Reviewed by Mary E. Connor

For thirty years, anthropologist Laurel Kendall has completed extensive fieldwork among Korean shamans. In Shamans, Nostalgias, and the IMF, Kendall skillfully examines the role of shamanism in contemporary Korea’s popular culture. Although many regard Shamanism as an anachronistic remnant of the past, the author explains how Korea’s oldest religion has adapted itself to changing circumstances, why it is thriving in South Korea, and how it plays a significant role in alleviating anxiety in the modern world.
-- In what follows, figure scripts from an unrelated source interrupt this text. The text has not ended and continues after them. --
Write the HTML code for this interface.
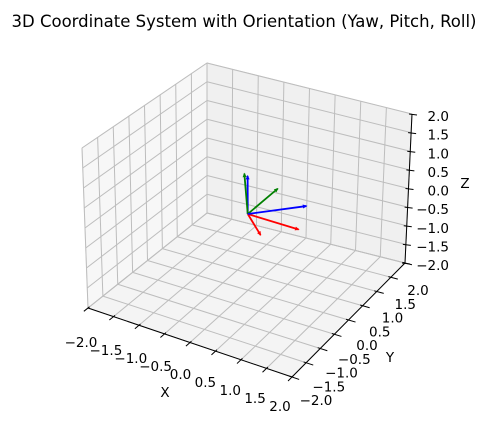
<!DOCTYPE html>
<html><head><meta charset="utf-8"><style>
body{margin:0;background:#fff;}
svg{display:block;font-family:"DejaVu Sans","Liberation Sans",sans-serif;}
</style></head><body>
<svg id="c" width="488" height="424" viewBox="0 0 488 424" xmlns="http://www.w3.org/2000/svg">
<text x="244" y="27" text-anchor="middle" font-size="16.5" fill="#000">3D Coordinate System with Orientation (Yaw, Pitch, Roll)</text>
<g id="panes"></g>
<g id="grid"></g>
<g id="axes"></g>
<g id="arrows"></g>
<text x="165" y="397" text-anchor="middle" font-size="13.5">X</text>
<text x="390" y="362" text-anchor="middle" font-size="13.5">Y</text>
<text x="465" y="188" text-anchor="middle" font-size="13.5">Z</text>
</svg>
<script>
const xTicks=[-2,-1.5,-1,-0.5,0,0.5,1,1.5,2];
const yTicks=[-2,-1.5,-1,-0.5,0,0.5,1,1.5,2];
const zTicks=[-2,-1.5,-1,-0.5,0,0.5,1,1.5,2];
const tickLabels=["−2.0","−1.5","−1.0","−0.5","0.0","0.5","1.0","1.5","2.0"];
const arrowNames=["world-x","world-y","world-z","body-x","body-y","body-z"];
const arrowColors=["red","green","blue","red","green","blue"];
const arrowX=[1,0,0,0.67,-0.10,0.82];
const arrowY=[0,1,0,-0.71,0.06,0.565];
const arrowZ=[0,0,1,0.21,0.98,0.15];

const NS="http://www.w3.org/2000/svg";
const C={"000":[88,308],"100":[292,377],"010":[207,213],"110":[405,263],
"001":[82,148],"101":[289,226],"011":[207,63],"111":[412,114]};
function P(x,y,z){
 const u=(x+2)/4,v=(y+2)/4,w=(z+2)/4;let px=0,py=0;
 for(const a of[0,1])for(const b of[0,1])for(const c of[0,1]){
  const wt=(a?u:1-u)*(b?v:1-v)*(c?w:1-w);const p=C[""+a+b+c];px+=wt*p[0];py+=wt*p[1];}
 return[px,py];}
function mk(tag,attrs,parent){const e=document.createElementNS(NS,tag);for(const k in attrs)e.setAttribute(k,attrs[k]);parent.appendChild(e);return e;}
function poly(pts){return pts.map(p=>p[0].toFixed(1)+","+p[1].toFixed(1)).join(" ");}
const panes=document.getElementById("panes");
let e;
e=mk("polygon",{points:poly([P(-2,-2,-2),P(-2,2,-2),P(-2,2,2),P(-2,-2,2)]),fill:"#f7f7f7",stroke:"#e6e6e6"},panes);


e=mk("polygon",{points:poly([P(-2,2,-2),P(2,2,-2),P(2,2,2),P(-2,2,2)]),fill:"#f0f0f0",stroke:"#e6e6e6"},panes);


e=mk("polygon",{points:poly([P(-2,-2,-2),P(2,-2,-2),P(2,2,-2),P(-2,2,-2)]),fill:"#f4f4f4",stroke:"#e6e6e6"},panes);


const grid=document.getElementById("grid");
function gl(a,b,name){const l=mk("line",{x1:a[0],y1:a[1],x2:b[0],y2:b[1],stroke:"#bdbdbd","stroke-width":1},grid);
 
 }
xTicks.forEach(t=>{gl(P(t,-2,-2),P(t,2,-2),"x-grid-floor");gl(P(t,2,-2),P(t,2,2),"x-grid-back");});
yTicks.forEach(t=>{gl(P(-2,t,-2),P(2,t,-2),"y-grid-floor");gl(P(-2,t,-2),P(-2,t,2),"y-grid-side");});
zTicks.forEach(t=>{gl(P(-2,-2,t),P(-2,2,t),"z-grid-side");gl(P(-2,2,t),P(2,2,t),"z-grid-back");});
const axes=document.getElementById("axes");
function al(a,b,name){const l=mk("line",{x1:a[0],y1:a[1],x2:b[0],y2:b[1],stroke:"#000","stroke-width":1},axes);
 
 }
function tx(p,s,anchor,name){const t=mk("text",{x:p[0].toFixed(1),y:(p[1]+5).toFixed(1),"text-anchor":anchor,"font-size":"13.5"},axes);t.textContent=s;
 
 }
al(P(-2,-2,-2),P(2,-2,-2),"x-axis-line");
al(P(2,-2,-2),P(2,2,-2),"y-axis-line");
al(P(2,2,-2),P(2,2,2),"z-axis-line");
xTicks.forEach((t,i)=>{const b=P(t,-2.14,-2),c=P(t,-1.95,-2);al(c,b,"x-tick");
 const f=(t+2)/4;tx([81+f*(280-81),342+f*(406-342)],tickLabels[i],"middle","x-tick-label");});
yTicks.forEach((t,i)=>{const b=P(2.14,t,-2),c=P(1.95,t,-2);al(c,b,"y-tick");
 const f=(t+2)/4;tx([316+f*(418-316),400+f*(290-400)],tickLabels[i],"middle","y-tick-label");});
zTicks.forEach((t,i)=>{const a=P(2,2,t);al([a[0]-3,a[1]],[a[0]+5,a[1]+1],"z-tick");
 tx([449,a[1]+2],tickLabels[i],"end","z-tick-label");});
const arrows=document.getElementById("arrows");
arrowNames.forEach((n,i)=>{
 const o=P(0,0,0),p=P(arrowX[i],arrowY[i],arrowZ[i]);
 const g=mk("g",{},arrows);
 
 
 mk("line",{x1:o[0],y1:o[1],x2:p[0],y2:p[1],stroke:arrowColors[i],"stroke-width":1.8},g);
 const dx=p[0]-o[0],dy=p[1]-o[1],L=Math.hypot(dx,dy)||1,ux=dx/L,uy=dy/L,h=3.5,w=2;
 const b=[p[0]-ux*h,p[1]-uy*h];
 mk("polygon",{points:poly([[p[0]+ux,p[1]+uy],[b[0]-uy*w,b[1]+ux*w],[b[0]+uy*w,b[1]-ux*w]]),fill:arrowColors[i]},g);
});
</script>
</body></html>
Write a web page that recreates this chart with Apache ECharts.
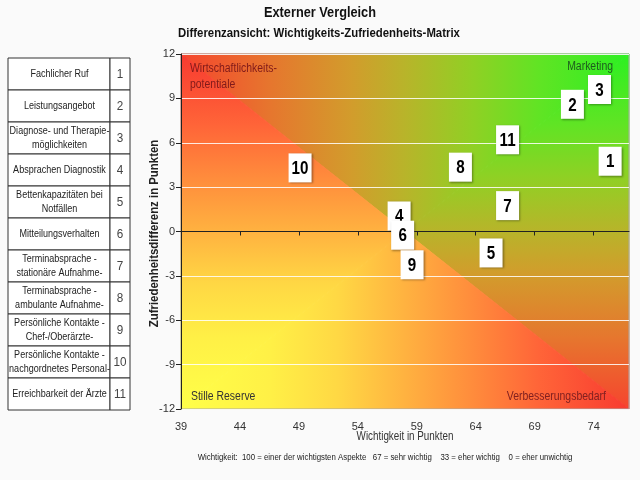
<!DOCTYPE html>
<html>
<head>
<meta charset="utf-8">
<title>Externer Vergleich</title>
<script src="https://cdn.jsdelivr.net/npm/echarts@6/dist/echarts.min.js"></script>
<style>
  html, body { margin: 0; background: #fafafa; }
  #chart { width: 640px; height: 480px; }
</style>
</head>
<body>
<div id="chart"></div>
<script>
const aspectNames = [
  "Fachlicher Ruf",
  "Leistungsangebot",
  "Diagnose- und Therapie-\nmöglichkeiten",
  "Absprachen Diagnostik",
  "Bettenkapazitäten bei\nNotfällen",
  "Mitteilungsverhalten",
  "Terminabsprache -\nstationäre Aufnahme-",
  "Terminabsprache -\nambulante Aufnahme-",
  "Persönliche Kontakte -\nChef-/Oberärzte-",
  "Persönliche Kontakte -\nnachgordnetes Personal-",
  "Erreichbarkeit der Ärzte",
];
const aspectIds = ["1", "2", "3", "4", "5", "6", "7", "8", "9", "10", "11"];

// Wichtigkeit (x) and Zufriedenheitsdifferenz (y)
const importance = [75.4, 72.2, 74.5, 57.5, 65.3, 57.8, 66.7, 62.7, 58.6, 49.1, 66.7];
const satisfactionDiff = [4.75, 8.6, 9.6, 1.05, -1.45, -0.25, 1.75, 4.35, -2.25, 4.3, 6.2];

const xMin = 39, xMax = 77, xStep = 5;
const yMin = -12, yMax = 12, yStep = 3;

const quadrantLabels = ["Wirtschaftlichkeits-\npotentiale", "Marketing", "Stille Reserve", "Verbesserungsbedarf"];
const footnote = "Wichtigkeit:  100 = einer der wichtigsten Aspekte   67 = sehr wichtig    33 = eher wichtig    0 = eher unwichtig";

const sans = '"Liberation Sans", Arial, sans-serif';

const plotLeft = 181, plotTop = 54, plotWidth = 448, plotHeight = 355;

// gradient stops by distance from the bright corner (0) to the far corners (1)
const greenStops = [
  { offset: 0, color: "#2cf022" },
  { offset: 0.2, color: "#60e424" },
  { offset: 0.35, color: "#90d024" },
  { offset: 0.5, color: "#b8b42a" },
  { offset: 0.62, color: "#d29c2c" },
  { offset: 0.8, color: "#e6762e" },
  { offset: 1, color: "#f6442e" },
];
const yellowStops = [
  { offset: 0, color: "#ffff48" },
  { offset: 0.2, color: "#fff046" },
  { offset: 0.35, color: "#ffd844" },
  { offset: 0.5, color: "#ffb240" },
  { offset: 0.65, color: "#ff8c3c" },
  { offset: 0.8, color: "#ff6438" },
  { offset: 1, color: "#f83a30" },
];

function grad(x, y, x2, y2, stops) {
  return new echarts.graphic.LinearGradient(x, y, x2, y2, stops);
}

function backgroundShapes() {
  const L = plotLeft, T = plotTop, R = plotLeft + plotWidth, B = plotTop + plotHeight;
  const M = [L + plotWidth / 2, T + plotHeight / 2];
  const parts = [
    { pts: [[L, T], [R, T], M], fill: grad(1, 0, 0, 0, greenStops) },
    { pts: [[R, T], [R, B], M], fill: grad(0, 0, 0, 1, greenStops) },
    { pts: [[L, T], [L, B], M], fill: grad(0, 1, 0, 0, yellowStops) },
    { pts: [[L, B], [R, B], M], fill: grad(0, 0, 1, 0, yellowStops) },
  ];
  return parts.map((p) => ({
    type: "polygon",
    z: -100,
    silent: true,
    shape: { points: p.pts },
    style: { fill: p.fill, stroke: p.fill, lineWidth: 1 },
  }));
}

// condensed text: the source uses a narrow face, so squeeze Liberation Sans
function label(x, y, text, font, opts, scale) {
  return {
    type: "text",
    x: x,
    y: y,
    scaleX: scale || 0.82,
    silent: true,
    style: Object.assign({ text: text, font: font + " " + sans, fill: "#222" }, opts),
  };
}

function tableShapes() {
  const left = 8, top = 58, rowH = 32, nameW = 102, idW = 20;
  const items = [];
  aspectNames.forEach((name, i) => {
    const y = top + i * rowH;
    items.push({
      type: "rect",
      shape: { x: left, y: y, width: nameW, height: rowH },
      style: { fill: "#fff", stroke: "#333", lineWidth: 1 },
    });
    items.push({
      type: "rect",
      shape: { x: left + nameW, y: y, width: idW, height: rowH },
      style: { fill: "#fff", stroke: "#333", lineWidth: 1 },
    });
    items.push(label(left + nameW / 2 + 0.5, y + rowH / 2, name, "11px", {
      align: "center", verticalAlign: "middle", lineHeight: 14, fill: "#222",
    }));
    items.push(label(left + nameW + idW / 2, y + rowH / 2, aspectIds[i], "13px", {
      align: "center", verticalAlign: "middle", fill: "#444",
    }, 0.9));
  });
  return items;
}

function textShapes() {
  const R = plotLeft + plotWidth;
  const yName = label(155, plotTop + plotHeight / 2 + 2, "Zufriedenheitsdifferenz in Punkten", "bold 12px", {
    align: "center", verticalAlign: "middle", fill: "#222",
  }, 0.95);
  yName.rotation = Math.PI / 2;
  return [
    label(320, 13, "Externer Vergleich", "bold 15px", { align: "center", verticalAlign: "middle", fill: "#111" }, 0.85),
    label(319, 33, "Differenzansicht: Wichtigkeits-Zufriedenheits-Matrix", "bold 13px", {
      align: "center", verticalAlign: "middle", fill: "#111",
    }, 0.875),
    yName,
    label(190, 61, quadrantLabels[0], "12px", { fill: "#801a1a", lineHeight: 16 }, 0.87),
    label(R - 16, 61, quadrantLabels[1], "12px", { fill: "#1e5a1e", align: "right" }, 0.87),
    label(191, 397, quadrantLabels[2], "12px", { fill: "#333", verticalAlign: "middle" }, 0.87),
    label(R - 23, 397, quadrantLabels[3], "12px", { fill: "#802020", align: "right", verticalAlign: "middle" }, 0.87),
    label(plotLeft + plotWidth / 2, 437, "Wichtigkeit in Punkten", "12px", {
      fill: "#333", align: "center", verticalAlign: "middle",
    }),
    label(385, 458, footnote, "9px", { align: "center", verticalAlign: "middle", fill: "#222" }, 0.87),
  ];
}

function renderBox(params, api) {
  const pt = api.coord([api.value(0), api.value(1)]);
  const w = 23, h = 29;
  return {
    type: "group",
    children: [
      {
        type: "rect",
        shape: { x: pt[0] - w / 2, y: pt[1] - h / 2, width: w, height: h },
        style: {
          fill: "#fff",
          shadowColor: "rgba(0,0,0,0.35)",
          shadowBlur: 2,
          shadowOffsetX: 1,
          shadowOffsetY: 1,
        },
      },
      {
        type: "text",
        x: pt[0],
        y: pt[1] + 1,
        scaleX: 0.8,
        style: {
          text: aspectIds[params.dataIndex],
          font: "bold 19px " + sans,
          fill: "#000",
          align: "center",
          verticalAlign: "middle",
        },
      },
    ],
  };
}

const chart = echarts.init(document.getElementById("chart"), null, { renderer: "canvas" });

chart.setOption({
  animation: false,
  backgroundColor: "#fafafa",
  grid: {
    left: plotLeft,
    top: plotTop,
    width: plotWidth,
    height: plotHeight,
    show: true,
    borderColor: "#aaa",
    borderWidth: 1,
    backgroundColor: "transparent",
  },
  xAxis: {
    type: "value",
    min: xMin,
    max: xMax,
    interval: xStep,
    z: 10,
    axisLine: { onZero: true, lineStyle: { color: "#222", width: 1 } },
    axisTick: { show: true, length: 4, lineStyle: { color: "#222" } },
    axisLabel: { color: "#333", fontFamily: sans, fontSize: 11, margin: 12, showMaxLabel: false },
    splitLine: { show: false },
  },
  yAxis: {
    type: "value",
    min: yMin,
    max: yMax,
    interval: yStep,
    z: 10,
    axisLine: { show: true, lineStyle: { color: "#222", width: 1 } },
    axisTick: { show: true, length: 5, lineStyle: { color: "#222" } },
    axisLabel: { color: "#333", fontFamily: sans, fontSize: 11, margin: 6 },
    splitLine: { show: true, lineStyle: { color: "rgba(255,255,255,0.85)", width: 1 } },
  },
  graphic: [...backgroundShapes(), ...tableShapes(), ...textShapes()],
  series: [
    {
      type: "custom",
      z: 20,
      renderItem: renderBox,
      encode: { x: 0, y: 1 },
      data: importance.map((x, i) => [x, satisfactionDiff[i]]),
    },
  ],
});
</script>
</body>
</html>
In the past, shamans were treated as outcasts, but Kendall describes how they are now treated with greater respect and even elevated as national icons. She details performances of the kut. The kut is a ceremony where shamans have traditionally performed rituals in rural communities for securing good luck, curing a physical or mental illness, or pacifying a deceased spirit. Now the kut has been recalibrated to acquire wealth, improve social status, and respond to the anxieties created by fluctuations in the market economy of a highly urbanized industrial society.

Kendall describes at some length the impact of the 1997 Asian financial crisis, the resulting actions of the IMF (International Monetary Fund) that were seen as an act of national humiliation, and how this era impacted the world of the shaman. In describing the challenges of the shaman, she acknowledges that major economic and political events can be so all-encompassing as to render “the gods mute and impotent—at least for a time” and are beyond the shaman’s powers (150). Korean shamans are typically reluctant to divine beyond the fortunes of their client’s families. However, she notes that the kut, offerings to the gods, and “exorcisms that expel ominous forces blunt the worst effects of a bad horoscope.”

Kendall should be commended for her extensive research, careful documentation, and clarity of writing. Her book is highly recommended for classes in Korean studies, comparative religion, and Asian studies.